Dr. Mingo is an accomplished scholar and activist who seeks to join theory and praxis in the academy, Church, and broader society in ways that transform lives and the world. She is the founder of the Cultivating Courageous Resisters Project, which equips intergenerational, faith-based activists to work for justice, and of Sister Scholars, which supports Black women with or pursuing doctoral degrees. Drawing on oral histories and ethnographies, Dr. Mingo’s research interests include 20th and 21st century Black Freedom Struggles with a specific focus on the U.S. Civil Rights Movement, South African Apartheid Movement, and global Movement for Black Lives, socio-religious activism of Black women, and theological and ethical influences in social movements. Her debut book, Have You Got Good Religion? Black Women’s Faith, Courage, and Moral Leadership in the Civil Rights Movement (University of Illinois Press, 2024), draws upon experiences of Black Churchwomen in the Civil Rights Movement to construct an ethical model to guide contemporary activists. She is series editor for T&T Clark Studies in Social Ethics, Ethnography, and Theologies, and she has published additional works in Religions, Journal of Religious Ethics, Black Theology, Journal of Feminist Studies in Religion, and others.
As director of Pittsburgh Seminary’s Metro-Urban Institute, Dr. Mingo was awarded $100,000 through Ministry in the City HUB’s Strengthening Pastoral Formation Grant to support the work of the HOPE Alliance at MUI, which advances nonviolence and community healing initiatives across Pittsburgh. She has served as theologian-in-residence at Hall-Proctor Institute for Child Advocacy Ministry’s Children’s Defense Fund and as Benjamin L. Hooks Institute for Social Change Research Fellow at the University of Memphis. Dr. Mingo currently serves on the steering committee for the American Academy of Religion, and she is a member of the Society for the Study of Black Religion, Association for the Study of African American Life and History, Association of Black Women Historians, The Society of Christian Ethics, National Women’s Studies Association, and the African American Intellectual History Society. She is an ordained Itinerant Elder in the African Methodist Episcopal Church.

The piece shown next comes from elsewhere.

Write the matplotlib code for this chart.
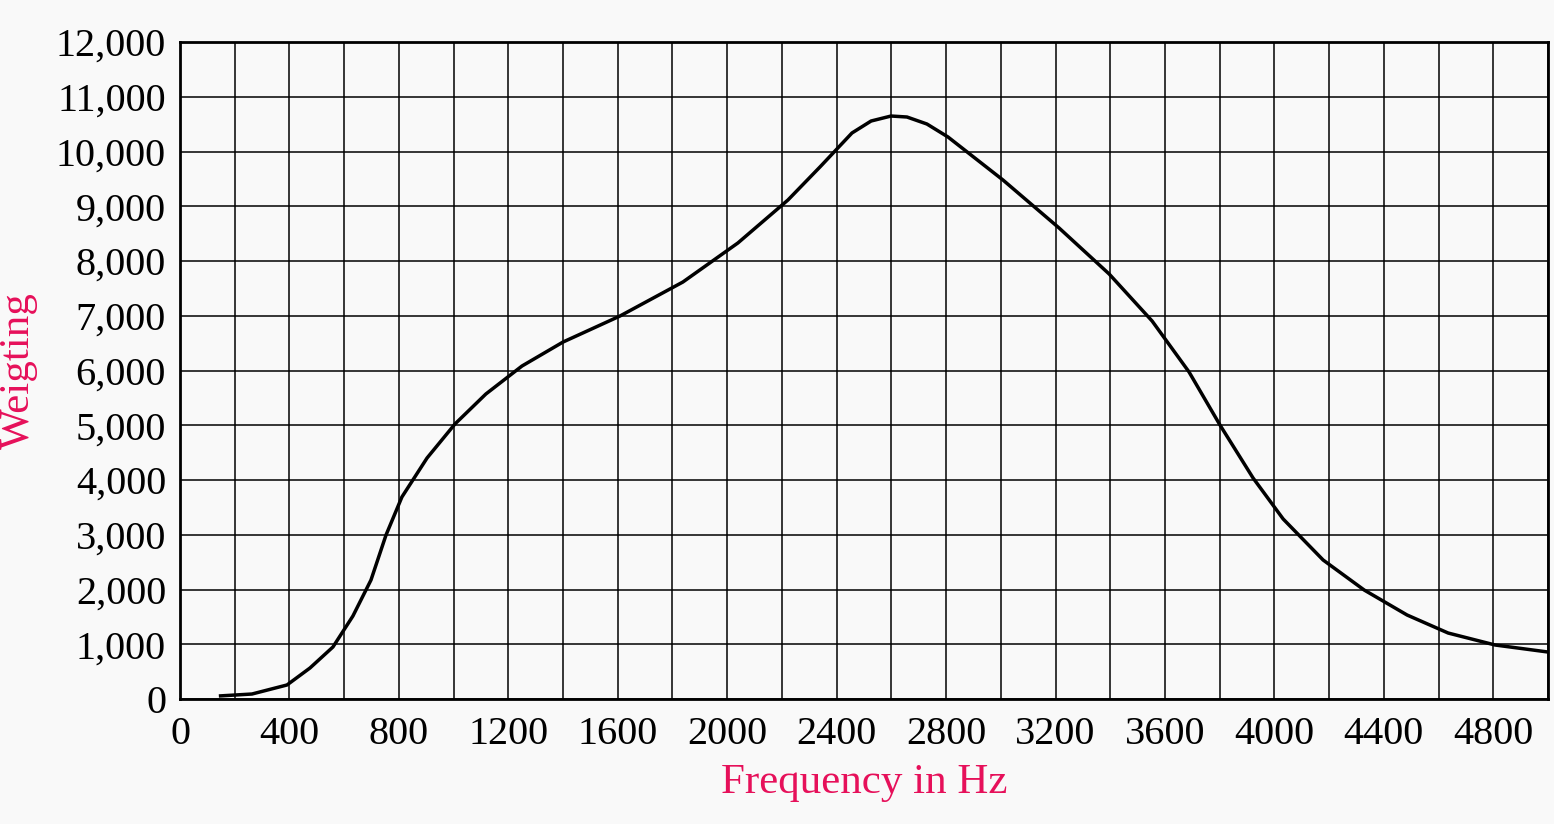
import matplotlib
matplotlib.use("Agg")
import matplotlib.pyplot as plt
from matplotlib.ticker import MultipleLocator, FuncFormatter

freq = [142, 263, 391, 475, 559, 632, 698, 753, 811, 903, 1005, 1118, 1250, 1400,
        1608, 1838, 2039, 2222, 2339, 2456, 2526, 2599, 2657, 2730, 2807, 3008,
        3213, 3396, 3553, 3688, 3801, 3922, 4032, 4178, 4328, 4485, 4635, 4807, 5000]
weight = [55, 91, 256, 566, 950, 1516, 2173, 2995, 3689, 4402, 5023, 5571, 6082, 6520,
          6995, 7616, 8329, 9114, 9717, 10338, 10557, 10648, 10630, 10502, 10265, 9479,
          8603, 7763, 6904, 5973, 5005, 4037, 3288, 2539, 1991, 1534, 1205, 986, 858]
x_ticks = [0, 400, 800, 1200, 1600, 2000, 2400, 2800, 3200, 3600, 4000, 4400, 4800]
x_label = "Frequency in Hz"
y_label = "Weigting"

bg = "#F9F9F9"
accent = "#E6105A"
plt.rcParams['font.family'] = ['Liberation Serif', 'DejaVu Serif']

fig = plt.figure(figsize=(15.54, 8.24), dpi=100, facecolor=bg)
ax = fig.add_axes([180/1554, 1-699/824, (1548-180)/1554, (699-42)/824])
ax.set_facecolor(bg)
ax.plot(freq, weight, color="black", lw=2.5, solid_capstyle='butt', zorder=3)
ax.set_xlim(0, 5000)
ax.set_ylim(0, 12000)
ax.xaxis.set_minor_locator(MultipleLocator(200))
ax.set_xticks(x_ticks)
ax.yaxis.set_major_locator(MultipleLocator(1000))
ax.grid(True, which='both', color='black', lw=1.1)
ax.tick_params(which='both', length=0)
ax.tick_params(axis='x', pad=12, labelsize=29)
ax.tick_params(axis='y', pad=10, labelsize=29)
ax.yaxis.set_major_formatter(FuncFormatter(lambda v, p: f"{int(v):,}"))
for s in ax.spines.values():
    s.set_linewidth(2.0)
    s.set_color('black')
ax.set_xlabel(x_label, color=accent, fontsize=31, labelpad=8)
ax.set_ylabel(y_label, color=accent, fontsize=31)
ax.yaxis.set_label_coords((38-180)/1368, 0.5)
fig.savefig("out.png", dpi=100, facecolor=bg)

“We are very grateful to have such an active scholar and practitioner at the forefront of faith-based social ethics at the Seminary,” says the Rev. Dr. Angela Hancock, vice president for academic affairs and dean of faculty at Pittsburgh Theological Seminary. “Dr. Mingo’s organizing experience, cutting-edge scholarship, and deep passion for the Church keeps PTS positioned as a learning community which prepares people to thoughtfully engage current contexts from a place of deep rootedness in Christian tradition.”